I didn't sleep well last night, and I think I wasn't the only one. The images coming from the Berlin Christmas market deeply troubled me.
We couldn't expect that we would be spared from terrorism in Germany, and that these terrible incidents would only take place elsewhere. And now, here we are.
What can we do? Countless attacks have taught us to show solidarity with the victims and their families.
But what can we actually do? An open society is vulnerable. A free society can be attacked at any time. This realization is bitter, it makes us anxious -- but anyone who suggests otherwise would be lying.
We should now stand as a country in unity -- and stand by our free and democratic values.
But those who play with these fears and fan the flames of hate render themselves accomplices to the attackers.
Of course, we should remain prudent and examine all the facts. It frightens me that some politicians, like some members of the AfD, take it upon themselves to decide who the culprit is, mere minutes after the attack.
"They are Merkel's Corpses", AfD member Pretzell tweeted, while rescue workers were still fighting to save the lives of the victims.

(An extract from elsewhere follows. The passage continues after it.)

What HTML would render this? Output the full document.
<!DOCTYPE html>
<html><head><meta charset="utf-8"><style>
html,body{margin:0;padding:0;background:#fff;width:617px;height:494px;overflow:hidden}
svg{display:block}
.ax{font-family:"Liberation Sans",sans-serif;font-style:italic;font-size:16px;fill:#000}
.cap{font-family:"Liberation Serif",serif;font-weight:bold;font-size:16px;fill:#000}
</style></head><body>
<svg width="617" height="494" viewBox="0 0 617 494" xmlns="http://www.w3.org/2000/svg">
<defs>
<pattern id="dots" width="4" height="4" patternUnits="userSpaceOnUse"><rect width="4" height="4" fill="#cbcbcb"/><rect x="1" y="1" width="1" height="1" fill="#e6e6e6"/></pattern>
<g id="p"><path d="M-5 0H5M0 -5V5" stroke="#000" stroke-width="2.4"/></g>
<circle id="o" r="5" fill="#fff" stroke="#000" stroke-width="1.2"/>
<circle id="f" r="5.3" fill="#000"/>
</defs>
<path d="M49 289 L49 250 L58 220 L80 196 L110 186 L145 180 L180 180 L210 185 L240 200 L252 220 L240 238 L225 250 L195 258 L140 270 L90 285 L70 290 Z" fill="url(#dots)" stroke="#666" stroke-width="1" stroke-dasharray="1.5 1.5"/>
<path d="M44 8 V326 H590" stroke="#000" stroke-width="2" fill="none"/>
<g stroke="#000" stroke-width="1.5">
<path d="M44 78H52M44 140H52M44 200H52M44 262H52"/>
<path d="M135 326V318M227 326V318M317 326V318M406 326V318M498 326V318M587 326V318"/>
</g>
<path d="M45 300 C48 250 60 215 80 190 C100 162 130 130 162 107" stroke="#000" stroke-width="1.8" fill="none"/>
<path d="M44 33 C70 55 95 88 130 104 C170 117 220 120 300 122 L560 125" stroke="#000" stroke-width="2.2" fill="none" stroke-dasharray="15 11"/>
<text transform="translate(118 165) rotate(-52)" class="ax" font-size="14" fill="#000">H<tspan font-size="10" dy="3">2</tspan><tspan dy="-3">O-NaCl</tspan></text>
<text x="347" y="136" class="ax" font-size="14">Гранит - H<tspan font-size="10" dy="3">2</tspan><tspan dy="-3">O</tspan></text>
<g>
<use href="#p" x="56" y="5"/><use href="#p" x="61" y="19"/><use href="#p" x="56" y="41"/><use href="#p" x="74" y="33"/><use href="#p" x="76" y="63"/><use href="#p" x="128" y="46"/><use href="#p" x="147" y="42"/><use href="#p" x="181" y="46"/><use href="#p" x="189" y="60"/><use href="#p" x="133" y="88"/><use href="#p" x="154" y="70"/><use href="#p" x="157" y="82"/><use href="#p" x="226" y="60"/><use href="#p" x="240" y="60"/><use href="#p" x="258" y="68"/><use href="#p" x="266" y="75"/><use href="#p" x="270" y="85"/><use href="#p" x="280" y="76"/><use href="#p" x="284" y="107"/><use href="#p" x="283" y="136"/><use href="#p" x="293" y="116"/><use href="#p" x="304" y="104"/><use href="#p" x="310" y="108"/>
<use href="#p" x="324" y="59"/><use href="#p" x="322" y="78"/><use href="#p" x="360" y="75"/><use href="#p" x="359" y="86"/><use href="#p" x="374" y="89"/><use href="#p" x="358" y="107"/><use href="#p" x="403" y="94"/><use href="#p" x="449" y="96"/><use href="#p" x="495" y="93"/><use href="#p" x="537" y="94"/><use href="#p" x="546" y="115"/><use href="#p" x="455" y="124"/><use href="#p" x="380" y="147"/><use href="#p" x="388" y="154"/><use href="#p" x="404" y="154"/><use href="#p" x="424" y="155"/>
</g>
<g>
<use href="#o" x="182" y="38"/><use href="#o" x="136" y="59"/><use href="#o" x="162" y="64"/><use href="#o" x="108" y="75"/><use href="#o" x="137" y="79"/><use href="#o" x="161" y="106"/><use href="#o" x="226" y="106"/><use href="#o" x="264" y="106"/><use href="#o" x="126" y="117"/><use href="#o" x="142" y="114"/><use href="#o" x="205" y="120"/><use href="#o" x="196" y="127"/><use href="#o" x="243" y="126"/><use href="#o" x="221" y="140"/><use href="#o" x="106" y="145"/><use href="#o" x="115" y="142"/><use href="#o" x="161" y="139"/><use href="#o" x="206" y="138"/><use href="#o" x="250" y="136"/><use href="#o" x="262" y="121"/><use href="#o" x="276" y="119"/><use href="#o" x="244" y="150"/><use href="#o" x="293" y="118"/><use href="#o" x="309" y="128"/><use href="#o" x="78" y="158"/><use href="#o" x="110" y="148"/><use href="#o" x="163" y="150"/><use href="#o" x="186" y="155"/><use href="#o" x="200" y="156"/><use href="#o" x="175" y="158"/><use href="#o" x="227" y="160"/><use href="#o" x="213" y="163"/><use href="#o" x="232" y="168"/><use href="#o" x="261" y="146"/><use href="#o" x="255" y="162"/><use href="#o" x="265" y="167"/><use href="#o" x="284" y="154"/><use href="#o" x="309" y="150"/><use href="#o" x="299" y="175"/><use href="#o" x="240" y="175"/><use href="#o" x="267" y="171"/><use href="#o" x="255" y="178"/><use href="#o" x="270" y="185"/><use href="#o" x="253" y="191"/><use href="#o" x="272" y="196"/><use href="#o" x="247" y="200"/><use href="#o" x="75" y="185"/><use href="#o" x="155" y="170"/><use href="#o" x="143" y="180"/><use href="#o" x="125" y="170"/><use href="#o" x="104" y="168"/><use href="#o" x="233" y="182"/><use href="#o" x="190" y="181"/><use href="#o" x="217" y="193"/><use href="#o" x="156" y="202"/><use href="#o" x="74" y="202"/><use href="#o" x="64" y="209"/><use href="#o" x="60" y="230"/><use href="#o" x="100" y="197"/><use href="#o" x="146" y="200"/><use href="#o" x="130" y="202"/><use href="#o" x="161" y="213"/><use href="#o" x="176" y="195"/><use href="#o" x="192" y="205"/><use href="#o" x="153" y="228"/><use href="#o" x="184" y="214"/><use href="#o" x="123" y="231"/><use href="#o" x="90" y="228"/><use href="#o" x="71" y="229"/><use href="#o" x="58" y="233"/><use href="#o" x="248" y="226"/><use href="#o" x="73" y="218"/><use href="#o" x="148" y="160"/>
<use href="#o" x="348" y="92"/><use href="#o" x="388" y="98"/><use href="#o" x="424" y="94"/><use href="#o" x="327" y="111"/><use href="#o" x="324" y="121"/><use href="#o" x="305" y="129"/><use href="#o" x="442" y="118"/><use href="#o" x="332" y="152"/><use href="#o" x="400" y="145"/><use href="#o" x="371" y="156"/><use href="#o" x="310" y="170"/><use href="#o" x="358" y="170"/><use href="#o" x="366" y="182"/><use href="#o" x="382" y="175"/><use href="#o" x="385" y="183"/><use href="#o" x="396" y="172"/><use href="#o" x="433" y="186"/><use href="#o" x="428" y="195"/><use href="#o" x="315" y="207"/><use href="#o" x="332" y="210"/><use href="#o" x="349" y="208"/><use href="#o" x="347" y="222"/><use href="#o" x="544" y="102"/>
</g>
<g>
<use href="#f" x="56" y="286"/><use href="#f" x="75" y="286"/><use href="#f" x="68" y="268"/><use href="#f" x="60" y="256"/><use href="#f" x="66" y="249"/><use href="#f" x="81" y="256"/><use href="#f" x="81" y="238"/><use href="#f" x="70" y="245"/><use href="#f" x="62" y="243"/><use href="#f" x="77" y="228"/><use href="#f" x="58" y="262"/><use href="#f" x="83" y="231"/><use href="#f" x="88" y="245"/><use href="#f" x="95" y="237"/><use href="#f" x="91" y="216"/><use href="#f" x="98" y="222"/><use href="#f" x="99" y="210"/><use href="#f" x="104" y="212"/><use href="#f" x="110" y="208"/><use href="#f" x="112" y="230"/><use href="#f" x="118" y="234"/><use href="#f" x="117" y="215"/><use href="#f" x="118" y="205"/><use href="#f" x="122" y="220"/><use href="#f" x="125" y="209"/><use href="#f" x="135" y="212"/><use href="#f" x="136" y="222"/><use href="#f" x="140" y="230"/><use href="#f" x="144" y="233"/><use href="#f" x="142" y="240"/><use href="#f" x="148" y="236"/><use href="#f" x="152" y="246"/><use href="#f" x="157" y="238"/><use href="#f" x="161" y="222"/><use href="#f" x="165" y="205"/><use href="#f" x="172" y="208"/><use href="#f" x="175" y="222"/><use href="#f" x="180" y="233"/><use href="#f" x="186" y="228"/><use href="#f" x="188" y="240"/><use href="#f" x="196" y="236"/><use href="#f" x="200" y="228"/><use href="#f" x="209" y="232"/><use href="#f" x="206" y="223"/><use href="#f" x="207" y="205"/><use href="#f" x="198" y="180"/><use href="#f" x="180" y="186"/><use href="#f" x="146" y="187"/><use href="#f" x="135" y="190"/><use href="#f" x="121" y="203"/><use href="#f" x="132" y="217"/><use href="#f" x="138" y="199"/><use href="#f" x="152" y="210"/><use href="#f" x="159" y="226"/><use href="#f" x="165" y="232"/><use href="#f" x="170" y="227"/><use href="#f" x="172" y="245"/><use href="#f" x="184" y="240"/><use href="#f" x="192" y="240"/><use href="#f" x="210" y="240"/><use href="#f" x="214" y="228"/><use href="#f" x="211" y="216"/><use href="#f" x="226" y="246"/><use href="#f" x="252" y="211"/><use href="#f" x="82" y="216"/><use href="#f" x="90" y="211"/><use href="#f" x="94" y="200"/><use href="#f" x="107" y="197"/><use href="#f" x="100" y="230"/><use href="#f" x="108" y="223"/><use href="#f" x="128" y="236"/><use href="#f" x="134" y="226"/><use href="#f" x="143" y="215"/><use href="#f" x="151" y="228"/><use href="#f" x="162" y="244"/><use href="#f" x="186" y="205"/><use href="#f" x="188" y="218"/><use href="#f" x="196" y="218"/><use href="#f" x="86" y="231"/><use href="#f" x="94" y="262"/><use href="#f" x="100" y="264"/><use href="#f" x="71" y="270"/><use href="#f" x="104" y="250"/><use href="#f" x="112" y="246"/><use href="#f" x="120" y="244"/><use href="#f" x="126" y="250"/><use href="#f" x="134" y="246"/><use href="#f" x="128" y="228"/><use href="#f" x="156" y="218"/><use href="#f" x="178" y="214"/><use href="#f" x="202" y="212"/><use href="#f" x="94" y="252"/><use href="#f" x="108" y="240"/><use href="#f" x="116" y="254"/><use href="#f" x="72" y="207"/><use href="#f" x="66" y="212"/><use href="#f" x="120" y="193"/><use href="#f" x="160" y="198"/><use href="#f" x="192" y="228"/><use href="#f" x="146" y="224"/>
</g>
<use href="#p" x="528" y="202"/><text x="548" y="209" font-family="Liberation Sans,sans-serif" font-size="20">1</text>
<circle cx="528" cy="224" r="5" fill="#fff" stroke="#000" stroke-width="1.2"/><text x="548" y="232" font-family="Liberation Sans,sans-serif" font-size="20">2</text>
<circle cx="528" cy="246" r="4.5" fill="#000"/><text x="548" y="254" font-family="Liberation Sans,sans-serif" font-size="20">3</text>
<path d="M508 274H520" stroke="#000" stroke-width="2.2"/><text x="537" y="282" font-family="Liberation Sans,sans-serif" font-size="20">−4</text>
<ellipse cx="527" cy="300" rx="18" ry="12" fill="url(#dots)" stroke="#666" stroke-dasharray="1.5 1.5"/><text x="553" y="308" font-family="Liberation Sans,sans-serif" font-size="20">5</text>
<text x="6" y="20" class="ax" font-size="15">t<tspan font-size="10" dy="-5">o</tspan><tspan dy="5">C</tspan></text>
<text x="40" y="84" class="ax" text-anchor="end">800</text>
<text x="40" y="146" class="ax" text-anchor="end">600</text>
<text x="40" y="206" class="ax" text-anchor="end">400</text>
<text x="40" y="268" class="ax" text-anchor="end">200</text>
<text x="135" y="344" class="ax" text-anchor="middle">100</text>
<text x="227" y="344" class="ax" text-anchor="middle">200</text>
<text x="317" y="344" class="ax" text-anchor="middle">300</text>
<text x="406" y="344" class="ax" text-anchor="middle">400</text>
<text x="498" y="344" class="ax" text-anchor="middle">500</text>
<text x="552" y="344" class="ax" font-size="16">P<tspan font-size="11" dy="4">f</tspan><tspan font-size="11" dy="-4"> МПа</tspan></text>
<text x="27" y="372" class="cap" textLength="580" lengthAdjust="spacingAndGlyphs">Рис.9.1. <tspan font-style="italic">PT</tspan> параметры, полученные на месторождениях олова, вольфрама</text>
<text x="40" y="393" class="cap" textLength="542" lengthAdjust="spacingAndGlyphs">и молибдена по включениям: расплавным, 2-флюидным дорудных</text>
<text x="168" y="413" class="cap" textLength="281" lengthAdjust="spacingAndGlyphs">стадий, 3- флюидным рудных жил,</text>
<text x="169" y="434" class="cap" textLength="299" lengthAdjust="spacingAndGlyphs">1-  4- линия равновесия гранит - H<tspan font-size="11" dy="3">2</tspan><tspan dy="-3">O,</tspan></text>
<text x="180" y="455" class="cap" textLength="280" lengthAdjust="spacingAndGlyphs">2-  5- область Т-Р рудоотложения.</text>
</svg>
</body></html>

No, they are the criminals' victims -- they were killed by the attackers who drove the truck into the Christmas market.
I support the statement by Green Party chief Özdemir: The AfD lacks -- in addition to many other characteristics -- decency. How can someone with any honor tweet something like that at this hour?
This attack tests our civil society. Many honorable ladies and gentlemen have already fallen in the span of a few short minutes.
According to media reports, a Pakistani refugee was named a suspect.
If this indeed is the case -- I should emphasize, the situation remains unclear -- then it would be a shame, because it means that our hospitality has been abused.
But would that discredit all people who seek our protection? Should 99.9 percent of refugees be held accountable?
No, that can't be the case. We should now stand as a country in unity -- and stand by our free and democratic values.